Из массовых библиотек и книготорговой сети изымались книги, кото­рые, по мнению цензуры, не представляли «научной и литературной цен­ности» и были «засорены фамилиями, цитатами из статей и статьями вра­гов народа»78. Подготавливались специальные списки такого рода «запре­щенной» литературы, которые утверждались ЦК ВКП(б). Наряду со спи­сками «запрещенной» литературы составлялись «черные списки» на теат­ральные пьесы, подлежащие снятию с репертуара. Постановлением Совета Министров СССР от 28 августа 1951 г. функции контроля над произведе­ниями искусства возлагались на органы цензуры. Чуть позднее появились списки запрещенных грампластинок79.

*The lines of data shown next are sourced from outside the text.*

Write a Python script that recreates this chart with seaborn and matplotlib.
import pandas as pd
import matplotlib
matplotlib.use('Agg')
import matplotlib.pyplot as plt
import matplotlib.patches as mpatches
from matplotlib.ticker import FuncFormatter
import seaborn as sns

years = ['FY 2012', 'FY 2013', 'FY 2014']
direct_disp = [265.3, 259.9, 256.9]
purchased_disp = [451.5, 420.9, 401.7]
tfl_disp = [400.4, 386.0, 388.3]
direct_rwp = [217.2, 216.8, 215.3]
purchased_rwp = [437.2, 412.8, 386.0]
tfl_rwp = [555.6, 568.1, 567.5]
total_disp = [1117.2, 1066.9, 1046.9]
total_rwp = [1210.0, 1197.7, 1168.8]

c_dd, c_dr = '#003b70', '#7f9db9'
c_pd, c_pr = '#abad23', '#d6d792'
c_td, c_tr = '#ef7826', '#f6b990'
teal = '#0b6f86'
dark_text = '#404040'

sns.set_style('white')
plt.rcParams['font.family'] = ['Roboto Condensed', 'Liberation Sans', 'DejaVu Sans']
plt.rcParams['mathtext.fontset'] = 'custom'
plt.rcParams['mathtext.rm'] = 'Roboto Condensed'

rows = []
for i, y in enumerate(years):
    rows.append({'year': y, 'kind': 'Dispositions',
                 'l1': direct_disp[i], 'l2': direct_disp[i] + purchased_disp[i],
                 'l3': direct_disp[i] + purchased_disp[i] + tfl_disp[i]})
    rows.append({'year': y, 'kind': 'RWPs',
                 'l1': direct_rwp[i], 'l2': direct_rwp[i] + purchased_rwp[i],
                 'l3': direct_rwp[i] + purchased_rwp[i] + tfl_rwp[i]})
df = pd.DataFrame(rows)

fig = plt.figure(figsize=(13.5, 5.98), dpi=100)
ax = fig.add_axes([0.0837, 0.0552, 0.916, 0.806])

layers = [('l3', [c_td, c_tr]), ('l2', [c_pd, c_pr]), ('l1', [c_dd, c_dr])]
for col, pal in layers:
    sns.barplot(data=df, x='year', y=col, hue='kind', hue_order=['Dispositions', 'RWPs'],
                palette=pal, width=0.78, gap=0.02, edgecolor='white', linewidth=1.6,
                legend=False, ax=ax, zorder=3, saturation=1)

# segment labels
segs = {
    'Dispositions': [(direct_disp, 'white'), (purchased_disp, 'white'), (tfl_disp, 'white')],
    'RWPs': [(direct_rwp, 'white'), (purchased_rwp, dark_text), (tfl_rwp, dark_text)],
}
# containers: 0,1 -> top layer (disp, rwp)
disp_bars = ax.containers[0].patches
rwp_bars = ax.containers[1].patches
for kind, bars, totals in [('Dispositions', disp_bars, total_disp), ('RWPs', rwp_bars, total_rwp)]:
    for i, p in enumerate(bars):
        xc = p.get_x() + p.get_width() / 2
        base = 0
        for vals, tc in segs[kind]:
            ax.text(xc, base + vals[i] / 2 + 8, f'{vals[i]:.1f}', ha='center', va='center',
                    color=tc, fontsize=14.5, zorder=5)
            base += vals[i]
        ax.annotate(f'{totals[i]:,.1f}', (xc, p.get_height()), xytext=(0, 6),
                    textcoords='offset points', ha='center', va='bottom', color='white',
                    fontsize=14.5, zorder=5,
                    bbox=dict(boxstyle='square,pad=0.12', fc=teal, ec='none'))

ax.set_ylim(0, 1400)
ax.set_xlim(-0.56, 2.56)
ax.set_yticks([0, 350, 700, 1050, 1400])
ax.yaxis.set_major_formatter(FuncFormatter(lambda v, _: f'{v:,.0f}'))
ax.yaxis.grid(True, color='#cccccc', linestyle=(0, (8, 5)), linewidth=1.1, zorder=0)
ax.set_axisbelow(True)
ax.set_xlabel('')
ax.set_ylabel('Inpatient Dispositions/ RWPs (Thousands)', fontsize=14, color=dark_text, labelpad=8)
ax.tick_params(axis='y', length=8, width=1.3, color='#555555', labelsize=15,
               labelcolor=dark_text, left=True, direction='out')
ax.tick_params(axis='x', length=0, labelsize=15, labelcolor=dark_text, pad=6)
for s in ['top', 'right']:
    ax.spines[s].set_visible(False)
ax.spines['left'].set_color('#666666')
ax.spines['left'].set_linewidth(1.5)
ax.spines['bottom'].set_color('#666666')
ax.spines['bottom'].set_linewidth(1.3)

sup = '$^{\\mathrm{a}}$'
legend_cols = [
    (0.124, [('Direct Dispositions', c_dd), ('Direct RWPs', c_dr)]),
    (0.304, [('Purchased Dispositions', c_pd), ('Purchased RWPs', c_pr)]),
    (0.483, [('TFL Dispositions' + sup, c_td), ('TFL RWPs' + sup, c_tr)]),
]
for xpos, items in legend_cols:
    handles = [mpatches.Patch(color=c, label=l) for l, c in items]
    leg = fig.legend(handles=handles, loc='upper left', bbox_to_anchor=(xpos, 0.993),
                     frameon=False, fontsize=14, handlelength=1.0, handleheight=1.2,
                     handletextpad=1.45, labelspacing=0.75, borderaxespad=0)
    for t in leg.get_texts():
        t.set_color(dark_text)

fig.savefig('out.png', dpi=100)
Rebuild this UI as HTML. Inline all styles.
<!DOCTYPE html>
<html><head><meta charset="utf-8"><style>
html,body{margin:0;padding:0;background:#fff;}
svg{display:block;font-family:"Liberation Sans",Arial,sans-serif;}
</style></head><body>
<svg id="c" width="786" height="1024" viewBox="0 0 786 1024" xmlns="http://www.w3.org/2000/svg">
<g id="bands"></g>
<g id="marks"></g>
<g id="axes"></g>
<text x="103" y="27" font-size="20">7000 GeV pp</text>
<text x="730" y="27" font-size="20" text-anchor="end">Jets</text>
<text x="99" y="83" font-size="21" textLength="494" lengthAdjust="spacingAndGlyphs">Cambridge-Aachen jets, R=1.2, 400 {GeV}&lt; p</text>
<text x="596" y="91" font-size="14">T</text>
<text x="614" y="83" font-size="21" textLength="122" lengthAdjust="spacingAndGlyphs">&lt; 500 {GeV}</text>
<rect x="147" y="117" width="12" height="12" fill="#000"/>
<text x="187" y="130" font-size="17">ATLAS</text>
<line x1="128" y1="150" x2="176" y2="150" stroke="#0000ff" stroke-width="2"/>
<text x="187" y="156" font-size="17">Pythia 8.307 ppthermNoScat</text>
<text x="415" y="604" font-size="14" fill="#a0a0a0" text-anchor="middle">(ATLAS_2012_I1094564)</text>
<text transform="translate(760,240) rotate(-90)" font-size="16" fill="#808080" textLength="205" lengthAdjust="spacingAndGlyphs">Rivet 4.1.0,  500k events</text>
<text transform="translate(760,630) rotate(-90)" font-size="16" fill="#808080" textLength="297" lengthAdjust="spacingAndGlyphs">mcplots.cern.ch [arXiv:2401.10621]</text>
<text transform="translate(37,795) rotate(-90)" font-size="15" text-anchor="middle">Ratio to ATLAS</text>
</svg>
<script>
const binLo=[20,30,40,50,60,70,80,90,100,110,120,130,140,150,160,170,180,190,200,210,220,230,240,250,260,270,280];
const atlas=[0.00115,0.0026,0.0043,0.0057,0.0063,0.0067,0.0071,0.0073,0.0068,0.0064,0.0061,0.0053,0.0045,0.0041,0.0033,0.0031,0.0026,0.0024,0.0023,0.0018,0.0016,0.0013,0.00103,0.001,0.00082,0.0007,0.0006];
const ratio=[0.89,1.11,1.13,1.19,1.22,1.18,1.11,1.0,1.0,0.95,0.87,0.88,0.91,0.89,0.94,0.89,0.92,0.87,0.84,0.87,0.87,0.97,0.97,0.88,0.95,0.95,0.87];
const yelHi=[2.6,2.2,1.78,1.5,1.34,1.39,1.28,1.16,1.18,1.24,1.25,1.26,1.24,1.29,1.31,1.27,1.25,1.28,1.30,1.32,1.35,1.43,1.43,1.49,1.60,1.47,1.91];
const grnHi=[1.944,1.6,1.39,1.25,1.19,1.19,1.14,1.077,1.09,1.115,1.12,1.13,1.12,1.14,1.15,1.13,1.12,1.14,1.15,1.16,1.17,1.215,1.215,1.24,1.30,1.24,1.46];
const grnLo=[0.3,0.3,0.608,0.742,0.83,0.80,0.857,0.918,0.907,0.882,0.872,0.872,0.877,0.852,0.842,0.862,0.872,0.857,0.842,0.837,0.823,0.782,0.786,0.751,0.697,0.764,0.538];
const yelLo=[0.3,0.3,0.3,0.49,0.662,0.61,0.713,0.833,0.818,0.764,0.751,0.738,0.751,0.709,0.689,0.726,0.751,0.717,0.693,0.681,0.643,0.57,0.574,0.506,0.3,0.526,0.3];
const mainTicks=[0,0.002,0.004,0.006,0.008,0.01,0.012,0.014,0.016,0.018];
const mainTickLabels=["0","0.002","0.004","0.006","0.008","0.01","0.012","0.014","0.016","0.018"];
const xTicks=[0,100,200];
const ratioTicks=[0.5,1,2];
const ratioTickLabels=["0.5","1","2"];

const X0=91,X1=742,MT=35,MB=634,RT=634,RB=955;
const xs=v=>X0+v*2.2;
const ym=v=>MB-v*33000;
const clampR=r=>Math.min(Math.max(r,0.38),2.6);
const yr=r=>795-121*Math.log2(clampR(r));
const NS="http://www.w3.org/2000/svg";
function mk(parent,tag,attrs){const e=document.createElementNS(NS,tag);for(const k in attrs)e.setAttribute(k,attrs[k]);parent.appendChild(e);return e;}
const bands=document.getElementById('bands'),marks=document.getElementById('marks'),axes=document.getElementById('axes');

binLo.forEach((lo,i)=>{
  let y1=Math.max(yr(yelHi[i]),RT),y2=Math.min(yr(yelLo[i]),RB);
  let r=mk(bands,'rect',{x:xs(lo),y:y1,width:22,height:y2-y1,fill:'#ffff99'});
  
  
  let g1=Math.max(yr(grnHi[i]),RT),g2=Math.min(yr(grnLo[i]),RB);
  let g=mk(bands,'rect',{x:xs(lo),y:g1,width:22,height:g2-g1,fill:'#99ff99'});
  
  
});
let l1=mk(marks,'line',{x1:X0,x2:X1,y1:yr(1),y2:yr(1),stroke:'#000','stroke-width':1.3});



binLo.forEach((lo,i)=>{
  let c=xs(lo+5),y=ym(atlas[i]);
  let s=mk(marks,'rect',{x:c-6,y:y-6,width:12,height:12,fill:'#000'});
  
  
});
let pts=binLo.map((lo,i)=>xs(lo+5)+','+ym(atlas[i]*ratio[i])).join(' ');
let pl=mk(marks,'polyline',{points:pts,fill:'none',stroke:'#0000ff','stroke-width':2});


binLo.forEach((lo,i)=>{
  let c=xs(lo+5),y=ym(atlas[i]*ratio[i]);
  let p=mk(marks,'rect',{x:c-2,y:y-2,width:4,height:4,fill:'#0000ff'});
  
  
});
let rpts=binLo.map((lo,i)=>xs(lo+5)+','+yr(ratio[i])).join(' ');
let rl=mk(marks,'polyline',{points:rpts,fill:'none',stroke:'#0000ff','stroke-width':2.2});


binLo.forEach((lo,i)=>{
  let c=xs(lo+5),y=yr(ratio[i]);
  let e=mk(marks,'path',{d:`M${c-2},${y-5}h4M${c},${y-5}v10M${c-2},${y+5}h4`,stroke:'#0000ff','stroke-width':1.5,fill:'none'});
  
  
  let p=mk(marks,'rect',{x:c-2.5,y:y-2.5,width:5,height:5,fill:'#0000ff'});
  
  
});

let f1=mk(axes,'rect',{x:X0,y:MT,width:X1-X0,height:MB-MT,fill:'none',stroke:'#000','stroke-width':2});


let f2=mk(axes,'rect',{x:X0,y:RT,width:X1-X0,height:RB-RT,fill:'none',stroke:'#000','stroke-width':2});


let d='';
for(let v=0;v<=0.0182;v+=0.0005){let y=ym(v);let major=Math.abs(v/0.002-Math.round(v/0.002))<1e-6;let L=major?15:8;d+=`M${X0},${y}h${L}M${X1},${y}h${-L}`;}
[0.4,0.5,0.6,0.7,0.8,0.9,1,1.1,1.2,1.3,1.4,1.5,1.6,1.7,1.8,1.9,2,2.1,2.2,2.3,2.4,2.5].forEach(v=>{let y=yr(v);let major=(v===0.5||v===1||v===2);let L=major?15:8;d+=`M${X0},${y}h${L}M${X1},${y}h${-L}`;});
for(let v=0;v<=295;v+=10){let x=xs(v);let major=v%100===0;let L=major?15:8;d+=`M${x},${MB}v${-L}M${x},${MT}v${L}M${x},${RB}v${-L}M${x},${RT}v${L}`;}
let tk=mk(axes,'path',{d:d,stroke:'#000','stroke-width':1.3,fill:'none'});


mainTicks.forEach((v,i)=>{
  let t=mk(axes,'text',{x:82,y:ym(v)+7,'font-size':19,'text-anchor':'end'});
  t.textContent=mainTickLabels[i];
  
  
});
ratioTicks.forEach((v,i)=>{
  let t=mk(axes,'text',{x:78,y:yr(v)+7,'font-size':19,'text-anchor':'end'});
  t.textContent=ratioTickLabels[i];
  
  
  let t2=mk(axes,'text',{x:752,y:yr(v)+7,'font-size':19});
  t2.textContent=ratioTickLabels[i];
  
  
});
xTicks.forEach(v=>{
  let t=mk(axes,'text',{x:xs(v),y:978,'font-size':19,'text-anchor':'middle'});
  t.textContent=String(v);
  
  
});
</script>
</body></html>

В июле 1952 г. Президиум Совета Министров СССР подготовил проект постановления об укреплении местных органов цензуры, который преду­сматривал увеличение штата районных цензоров (в местных органах Глав-лита), а также введение должности освобожденных цензоров вместо рабо­тающих по совместительству80. Нагрузка на органы цензуры росла, с мест шли предложения о необходимости увеличить зарплату цензорам в связи с увеличением объема работы. Высказывались даже мнения о целесообраз­ности перевода органов цензуры в ведение Министерства государственной безопасности СССР81. Последнее предложение не было принято, но появ­ление этого и подобных ему суждений отнюдь не случайно: они показыва­ют, в каком направлении в последние годы жизни Сталина эволюциони­ровала внутренняя политика руководства страны. Помимо проведения идеологических кампаний и усиления контроля за умонастроениями ре­жим все чаще прибегал к откровенно репрессивной практике.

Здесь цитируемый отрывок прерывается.